◆ **TASK PROMPT**
Repeat all of the material below exactly as written, images excluded.

◆ **COLLECTED DATA**
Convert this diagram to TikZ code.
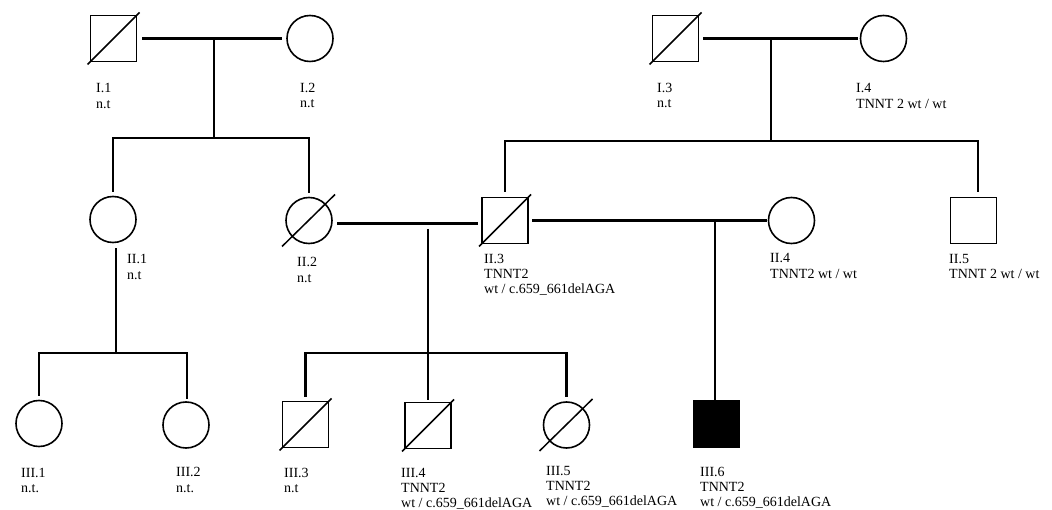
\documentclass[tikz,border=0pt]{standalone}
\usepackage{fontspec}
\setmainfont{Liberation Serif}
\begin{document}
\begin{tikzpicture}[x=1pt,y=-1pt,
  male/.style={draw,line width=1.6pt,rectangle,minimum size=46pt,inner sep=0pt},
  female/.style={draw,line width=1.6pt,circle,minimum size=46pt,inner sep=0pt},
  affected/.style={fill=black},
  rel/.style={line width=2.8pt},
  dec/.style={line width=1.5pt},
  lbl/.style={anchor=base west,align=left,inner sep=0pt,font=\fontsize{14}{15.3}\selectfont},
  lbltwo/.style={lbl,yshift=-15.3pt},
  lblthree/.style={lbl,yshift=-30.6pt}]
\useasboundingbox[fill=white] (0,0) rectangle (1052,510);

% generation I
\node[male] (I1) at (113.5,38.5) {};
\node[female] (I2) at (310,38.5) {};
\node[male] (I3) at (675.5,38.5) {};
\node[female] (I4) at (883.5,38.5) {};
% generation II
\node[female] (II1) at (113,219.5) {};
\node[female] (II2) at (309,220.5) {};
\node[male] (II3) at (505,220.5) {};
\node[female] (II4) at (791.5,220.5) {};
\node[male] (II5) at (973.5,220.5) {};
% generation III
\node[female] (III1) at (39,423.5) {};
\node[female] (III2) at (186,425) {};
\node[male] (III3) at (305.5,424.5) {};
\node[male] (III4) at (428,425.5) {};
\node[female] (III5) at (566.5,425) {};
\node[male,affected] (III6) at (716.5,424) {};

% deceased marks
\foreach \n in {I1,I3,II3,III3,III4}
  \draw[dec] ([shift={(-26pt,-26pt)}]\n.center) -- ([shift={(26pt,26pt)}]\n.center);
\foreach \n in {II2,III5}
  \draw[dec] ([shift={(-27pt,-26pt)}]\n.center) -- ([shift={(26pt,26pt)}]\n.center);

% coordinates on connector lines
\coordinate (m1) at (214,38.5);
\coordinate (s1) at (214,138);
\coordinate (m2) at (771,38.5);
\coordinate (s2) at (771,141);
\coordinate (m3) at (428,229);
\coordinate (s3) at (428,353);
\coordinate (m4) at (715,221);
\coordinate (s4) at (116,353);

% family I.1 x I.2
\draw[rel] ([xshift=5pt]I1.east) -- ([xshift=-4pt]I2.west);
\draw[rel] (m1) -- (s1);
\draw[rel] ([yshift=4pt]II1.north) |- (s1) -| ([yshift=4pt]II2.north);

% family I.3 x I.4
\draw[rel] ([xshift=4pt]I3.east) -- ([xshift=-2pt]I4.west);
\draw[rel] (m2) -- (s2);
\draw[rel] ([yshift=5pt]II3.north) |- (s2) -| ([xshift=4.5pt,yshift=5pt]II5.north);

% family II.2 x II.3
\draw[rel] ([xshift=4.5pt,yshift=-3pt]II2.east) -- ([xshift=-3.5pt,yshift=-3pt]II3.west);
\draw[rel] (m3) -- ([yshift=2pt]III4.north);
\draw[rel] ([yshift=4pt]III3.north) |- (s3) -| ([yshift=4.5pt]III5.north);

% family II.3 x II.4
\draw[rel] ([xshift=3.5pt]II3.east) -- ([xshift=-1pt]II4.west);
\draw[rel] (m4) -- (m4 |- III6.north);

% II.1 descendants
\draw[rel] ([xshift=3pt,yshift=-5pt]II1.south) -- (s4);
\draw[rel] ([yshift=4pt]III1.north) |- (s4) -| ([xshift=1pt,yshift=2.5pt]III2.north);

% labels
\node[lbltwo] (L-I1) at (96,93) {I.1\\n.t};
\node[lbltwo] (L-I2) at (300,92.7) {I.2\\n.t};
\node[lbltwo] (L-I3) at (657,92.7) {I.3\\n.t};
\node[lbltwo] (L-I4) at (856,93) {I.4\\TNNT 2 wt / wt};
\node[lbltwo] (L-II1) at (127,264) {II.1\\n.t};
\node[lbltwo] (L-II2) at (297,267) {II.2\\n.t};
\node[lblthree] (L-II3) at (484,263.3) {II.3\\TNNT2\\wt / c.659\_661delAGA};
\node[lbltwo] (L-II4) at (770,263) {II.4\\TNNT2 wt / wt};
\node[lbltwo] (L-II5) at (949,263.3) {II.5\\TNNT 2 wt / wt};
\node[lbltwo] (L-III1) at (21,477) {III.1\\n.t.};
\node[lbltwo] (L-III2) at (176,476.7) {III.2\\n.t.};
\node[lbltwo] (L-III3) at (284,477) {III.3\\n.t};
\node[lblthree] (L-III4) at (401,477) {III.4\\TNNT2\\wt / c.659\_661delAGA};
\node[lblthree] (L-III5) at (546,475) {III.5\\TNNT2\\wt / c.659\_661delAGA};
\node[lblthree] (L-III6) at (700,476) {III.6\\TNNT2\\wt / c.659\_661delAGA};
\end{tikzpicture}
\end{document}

◆ **RESPONSE BELOW**
Convert this diagram to TikZ code.
\documentclass[tikz,border=0pt]{standalone}
\usepackage{fontspec}
\setmainfont{Liberation Serif}
\begin{document}
\begin{tikzpicture}[x=1pt,y=-1pt,
  male/.style={draw,line width=1.6pt,rectangle,minimum size=46pt,inner sep=0pt},
  female/.style={draw,line width=1.6pt,circle,minimum size=46pt,inner sep=0pt},
  affected/.style={fill=black},
  rel/.style={line width=2.8pt},
  dec/.style={line width=1.5pt},
  lbl/.style={anchor=base west,align=left,inner sep=0pt,font=\fontsize{14}{15.3}\selectfont},
  lbltwo/.style={lbl,yshift=-15.3pt},
  lblthree/.style={lbl,yshift=-30.6pt}]
\useasboundingbox[fill=white] (0,0) rectangle (1052,510);

% generation I
\node[male] (I1) at (113.5,38.5) {};
\node[female] (I2) at (310,38.5) {};
\node[male] (I3) at (675.5,38.5) {};
\node[female] (I4) at (883.5,38.5) {};
% generation II
\node[female] (II1) at (113,219.5) {};
\node[female] (II2) at (309,220.5) {};
\node[male] (II3) at (505,220.5) {};
\node[female] (II4) at (791.5,220.5) {};
\node[male] (II5) at (973.5,220.5) {};
% generation III
\node[female] (III1) at (39,423.5) {};
\node[female] (III2) at (186,425) {};
\node[male] (III3) at (305.5,424.5) {};
\node[male] (III4) at (428,425.5) {};
\node[female] (III5) at (566.5,425) {};
\node[male,affected] (III6) at (716.5,424) {};

% deceased marks
\foreach \n in {I1,I3,II3,III3,III4}
  \draw[dec] ([shift={(-26pt,-26pt)}]\n.center) -- ([shift={(26pt,26pt)}]\n.center);
\foreach \n in {II2,III5}
  \draw[dec] ([shift={(-27pt,-26pt)}]\n.center) -- ([shift={(26pt,26pt)}]\n.center);

% coordinates on connector lines
\coordinate (m1) at (214,38.5);
\coordinate (s1) at (214,138);
\coordinate (m2) at (771,38.5);
\coordinate (s2) at (771,141);
\coordinate (m3) at (428,229);
\coordinate (s3) at (428,353);
\coordinate (m4) at (715,221);
\coordinate (s4) at (116,353);

% family I.1 x I.2
\draw[rel] ([xshift=5pt]I1.east) -- ([xshift=-4pt]I2.west);
\draw[rel] (m1) -- (s1);
\draw[rel] ([yshift=4pt]II1.north) |- (s1) -| ([yshift=4pt]II2.north);

% family I.3 x I.4
\draw[rel] ([xshift=4pt]I3.east) -- ([xshift=-2pt]I4.west);
\draw[rel] (m2) -- (s2);
\draw[rel] ([yshift=5pt]II3.north) |- (s2) -| ([xshift=4.5pt,yshift=5pt]II5.north);

% family II.2 x II.3
\draw[rel] ([xshift=4.5pt,yshift=-3pt]II2.east) -- ([xshift=-3.5pt,yshift=-3pt]II3.west);
\draw[rel] (m3) -- ([yshift=2pt]III4.north);
\draw[rel] ([yshift=4pt]III3.north) |- (s3) -| ([yshift=4.5pt]III5.north);

% family II.3 x II.4
\draw[rel] ([xshift=3.5pt]II3.east) -- ([xshift=-1pt]II4.west);
\draw[rel] (m4) -- (m4 |- III6.north);

% II.1 descendants
\draw[rel] ([xshift=3pt,yshift=-5pt]II1.south) -- (s4);
\draw[rel] ([yshift=4pt]III1.north) |- (s4) -| ([xshift=1pt,yshift=2.5pt]III2.north);

% labels
\node[lbltwo] (L-I1) at (96,93) {I.1\\n.t};
\node[lbltwo] (L-I2) at (300,92.7) {I.2\\n.t};
\node[lbltwo] (L-I3) at (657,92.7) {I.3\\n.t};
\node[lbltwo] (L-I4) at (856,93) {I.4\\TNNT 2 wt / wt};
\node[lbltwo] (L-II1) at (127,264) {II.1\\n.t};
\node[lbltwo] (L-II2) at (297,267) {II.2\\n.t};
\node[lblthree] (L-II3) at (484,263.3) {II.3\\TNNT2\\wt / c.659\_661delAGA};
\node[lbltwo] (L-II4) at (770,263) {II.4\\TNNT2 wt / wt};
\node[lbltwo] (L-II5) at (949,263.3) {II.5\\TNNT 2 wt / wt};
\node[lbltwo] (L-III1) at (21,477) {III.1\\n.t.};
\node[lbltwo] (L-III2) at (176,476.7) {III.2\\n.t.};
\node[lbltwo] (L-III3) at (284,477) {III.3\\n.t};
\node[lblthree] (L-III4) at (401,477) {III.4\\TNNT2\\wt / c.659\_661delAGA};
\node[lblthree] (L-III5) at (546,475) {III.5\\TNNT2\\wt / c.659\_661delAGA};
\node[lblthree] (L-III6) at (700,476) {III.6\\TNNT2\\wt / c.659\_661delAGA};
\end{tikzpicture}
\end{document}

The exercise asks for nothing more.